Cool, I shall try it next time. However, as I said, there are policies about storing data outside of company that will probably slap me on the wrist if I do it.
And it shows. Your copy and overall marketing material is all over the place, trying to fit everyone. That makes it unfocused and I’m sure reduces the conversions.
(Strictly speaking, your copy, even not taking into account the business part, is far from ideal. This: “Create and share checklists, plans, and outlines” is not a good headline. It focuses on what it can do, and not what benefit the user will get. The benefit would be something like “Take control over your life with checklists” or “Execute complex plans with no mistakes and omissions” and so on. Users do not want to create checklists, they want to solve their problems.)
But let’s get back to the business part of the tiers.
What I would do is:
Step 1.
Create a separate landing page, business.checkvist.com.
There I would focus on the benefits for businesses only. Do not even mention the free accounts.
I would put the AIDA (Attention, Interest, Desire, Action) in place.
The (A) attention-grabber I’d borrow right from the article above:
If a simple checklist can transform intensive care, what can it do for your business?
Then I’d follow this guide step by step (I used it here):
- Describe the horrors of what happens when employees do not follow the instructions
- Tell them that a checklist is a solution
- Tell them you know a thing or two about checklists and are running this business for years
- Show benefits (reduced rate of errors, timely execution, no omissions, being in control)
- Social proof (preferrably feedback from other business owners about Checkvist, but could also be general statement about usefulness of checklists for a business)
- Offer (“Only $9.95 per user per month!”)
- Provide a guarantee (promise them they will improve in 3 months, or get full refund)
- Scarcity… hmm… well, make $9.95 a limited time offer; regular price is $19.95 per user per month.
- … and so on, following the template.
Step 2.
I would make a blog on the same site (/blog or blog.business.checkvist.com). There, each week, I’d post summaries of articles I’ve found on internet (there are plenty of them) about How X Made a Great Success with Business Y Using Checklists. Each article would follow the same plan:
- Tell about a success (or a failure!) X had
- Show how it can be achieved (or avoded) using Checkvist Business, with screenshots or animated gifs
- Call to action
Ideally, focus on one Checkvist feature per article. This week is attachments, next is task assignments, yet next is reports.
Make sure the keywords (“checklist, business, …”) are somewhere in there.
In some time, Google will pick it up and start sending you the organic traffic.
The stories should also give you some ideas about what features are important for businesses.
(Another good book about checklists in business – well, more like rules, but still – is Work the System)
(I use https://wordy.com/ to proof-read my posts. Highly recommend.)
Step 3. Business pricing
I believe, the pricing page for Business tier should be totally separate from the regular Checkvist. The reason is that the prices page is not the end of the road.
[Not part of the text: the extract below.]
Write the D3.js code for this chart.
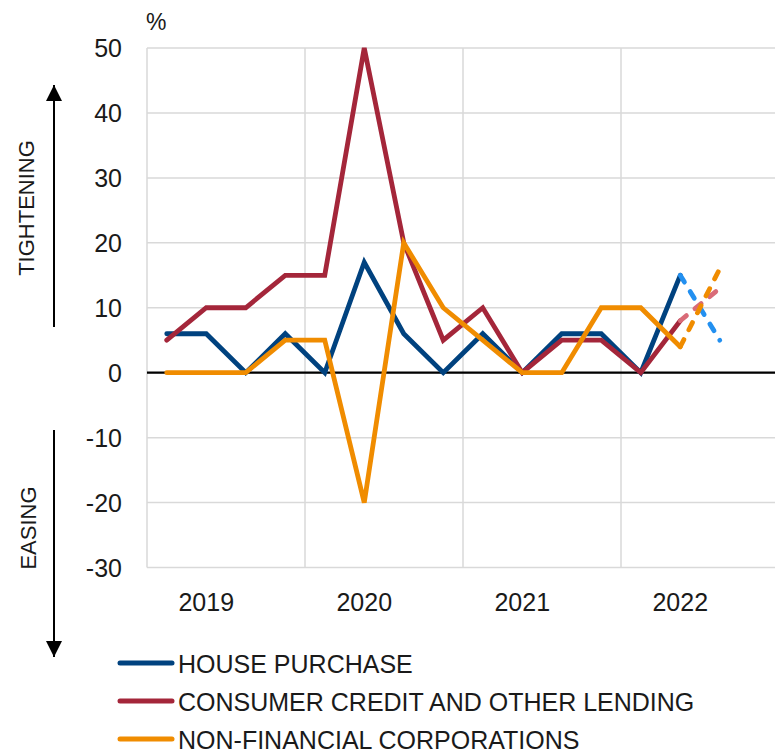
<!DOCTYPE html>
<html>
<head>
<meta charset="utf-8">
<script src="https://cdn.jsdelivr.net/npm/d3@7"></script>
<style>
  body { margin: 0; background: #fff; }
  text { font-family: "Liberation Sans", Arial, sans-serif; fill: #1a1a1a; }
</style>
</head>
<body>
<svg id="chart" width="775" height="755"></svg>
<script>
// quarterly survey, 2019Q1 .. 2022Q4
const quarters = ['2019Q1','2019Q2','2019Q3','2019Q4','2020Q1','2020Q2','2020Q3','2020Q4',
                  '2021Q1','2021Q2','2021Q3','2021Q4','2022Q1','2022Q2','2022Q3','2022Q4'];
const yearLabels = ['2019', '2020', '2021', '2022'];
const yTicks = [-30, -20, -10, 0, 10, 20, 30, 40, 50];

const house    = [6, 6, 0, 6, 0, 17, 6, 0, 6, 0, 6, 6, 0, 15, null, null];
const consumer = [5, 10, 10, 15, 15, 50, 20, 5, 10, 0, 5, 5, 0, 8, null, null];
const nfc      = [0, 0, 0, 5, 5, -20, 20, 10, 5, 0, 0, 10, 10, 4, null, null];

// expectations (dashed)
const houseExp    = [null, null, null, null, null, null, null, null, null, null, null, null, null, 15, 5, null];
const consumerExp = [null, null, null, null, null, null, null, null, null, null, null, null, null, 8, 13, null];
const nfcExp      = [null, null, null, null, null, null, null, null, null, null, null, null, null, 4, 16, null];

const seriesNames = ['HOUSE PURCHASE', 'CONSUMER CREDIT AND OTHER LENDING', 'NON-FINANCIAL CORPORATIONS'];
const colors = { house: '#00427f', consumer: '#a4263a', nfc: '#f08c00' };
const expColors = { house: '#2390f0', consumer: '#d96b78', nfc: '#f08c00' };

const svg = d3.select('#chart');
const plotLeft = 147, plotRight = 779, plotTop = 48, plotBottom = 567.5;

const x = d3.scaleBand().domain(quarters).range([plotLeft, plotRight]);
const y = d3.scaleLinear().domain([-30, 50]).range([plotBottom, plotTop]);
const cx = q => x(q) + x.bandwidth() / 2;

// grid
svg.append('g').selectAll('line').data(yTicks).enter().append('line')
  .attr('x1', plotLeft).attr('x2', plotRight)
  .attr('y1', d => y(d)).attr('y2', d => y(d))
  .style('stroke', '#d9d9d9').style('stroke-width', 1.5);

const yearStarts = quarters.filter((q, i) => i % 4 === 0);
svg.append('g').selectAll('line').data(yearStarts).enter().append('line')
  .attr('x1', d => x(d)).attr('x2', d => x(d))
  .attr('y1', plotTop).attr('y2', plotBottom)
  .style('stroke', '#d9d9d9').style('stroke-width', 1.5);

// zero line
svg.append('line').attr('x1', plotLeft).attr('x2', plotRight).attr('y1', y(0)).attr('y2', y(0))
  .style('stroke', '#000').style('stroke-width', 2.2);

// y axis labels
svg.append('g').selectAll('text').data(yTicks).enter().append('text')
  .attr('x', 122).attr('y', d => y(d) + 9)
  .attr('text-anchor', 'end').style('font-size', '25px')
  .text(d => d);

svg.append('text').attr('x', 146).attr('y', 30).style('font-size', '23px').text('%');

// x axis labels at second quarter of each year
svg.append('g').selectAll('text').data(yearLabels).enter().append('text')
  .attr('x', d => cx(d + 'Q2')).attr('y', 611)
  .attr('text-anchor', 'middle').style('font-size', '25px')
  .text(d => d);

// arrows + side labels
svg.append('defs').append('marker').attr('id', 'head')
  .attr('viewBox', '0 0 10 10').attr('refX', 10).attr('refY', 5)
  .attr('markerWidth', 16).attr('markerHeight', 16).attr('markerUnits', 'userSpaceOnUse')
  .attr('orient', 'auto')
  .append('path').attr('d', 'M0,0 L10,5 L0,10 Z').style('fill', '#000');

svg.append('line').attr('x1', 54).attr('x2', 54).attr('y1', 327).attr('y2', 85)
  .style('stroke', '#000').style('stroke-width', 2).attr('marker-end', 'url(#head)');
svg.append('line').attr('x1', 54).attr('x2', 54).attr('y1', 430).attr('y2', 657)
  .style('stroke', '#000').style('stroke-width', 2).attr('marker-end', 'url(#head)');

svg.append('text').attr('transform', 'translate(34,208) rotate(-90)')
  .attr('text-anchor', 'middle').style('font-size', '22px').text('TIGHTENING');
svg.append('text').attr('transform', 'translate(36,528) rotate(-90)')
  .attr('text-anchor', 'middle').style('font-size', '22px').text('EASING');

// lines
const line = d3.line()
  .defined(d => d.v !== null)
  .x(d => cx(d.q)).y(d => y(d.v));
const toPts = arr => arr.map((v, i) => ({ q: quarters[i], v }));

const solid = [[house, colors.house], [consumer, colors.consumer], [nfc, colors.nfc]];
solid.forEach(([arr, c]) => {
  svg.append('path').datum(toPts(arr)).attr('d', line)
    .style('fill', 'none').style('stroke', c).style('stroke-width', 4.8)
    .style('stroke-linejoin', 'miter').style('stroke-linecap', 'round');
});

const dashed = [[houseExp, expColors.house], [consumerExp, expColors.consumer], [nfcExp, expColors.nfc]];
dashed.forEach(([arr, c]) => {
  svg.append('path').datum(toPts(arr)).attr('d', line)
    .style('fill', 'none').style('stroke', c).style('stroke-width', 4.8)
    .style('stroke-dasharray', '8,11').style('stroke-linecap', 'round');
});

// legend
const legendColors = [colors.house, colors.consumer, colors.nfc];
const legend = svg.append('g').selectAll('g').data(seriesNames).enter().append('g')
  .attr('transform', (d, i) => `translate(0, ${663 + i * 38})`);
legend.append('line').attr('x1', 120).attr('x2', 172).attr('y1', 0).attr('y2', 0)
  .style('stroke', (d, i) => legendColors[i]).style('stroke-width', 5).style('stroke-linecap', 'round');
legend.append('text').attr('x', 178).attr('y', 10).style('font-size', '25px').text(d => d);
</script>
</body>
</html>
It should continue to sell, i.e. on the prices page you still need to reiterate the benefits you provide, specifically for business. If you have all tiers on the same page, it makes it hard to co-exist with benefits for Pro, and for Free plan.
So I’d say – make a separate pricing page under business.checkvist.com, and make 3 tiers:
- Enterpreneur (essentially Pro, 2 users max).
- Small Business (up to say 20 users, and may be some extra features, say, ACLs?)
- Enterprise (unlimited users, contact us for the price – because the fortification or a dedicated cluster may be needed)
The smallest price tier can be $9.95 or even $4.95 per user per month (but do not make it $1, you’re not a Dollarama!), the Small Business should start at $9.95 or $14.95 or … you can adjust the prices as you go.
You will probably have to implement ACLs on tasks, a Manager and Employee roles. Nothing more complex than that, at least until you prove it all works and you get demanding customers.
You would have to redesign the UI of the Checkvist Business a bit, getting rid of all links to the regular site, make it feel more businessy. White-labeling is required (allow the business to set their business’ color and logo, and links to their resources, e.g. Help desk, for their employees).
…
That all shouldn’t be much work, but you effectively separate business marketing from free marketing, and it should help both.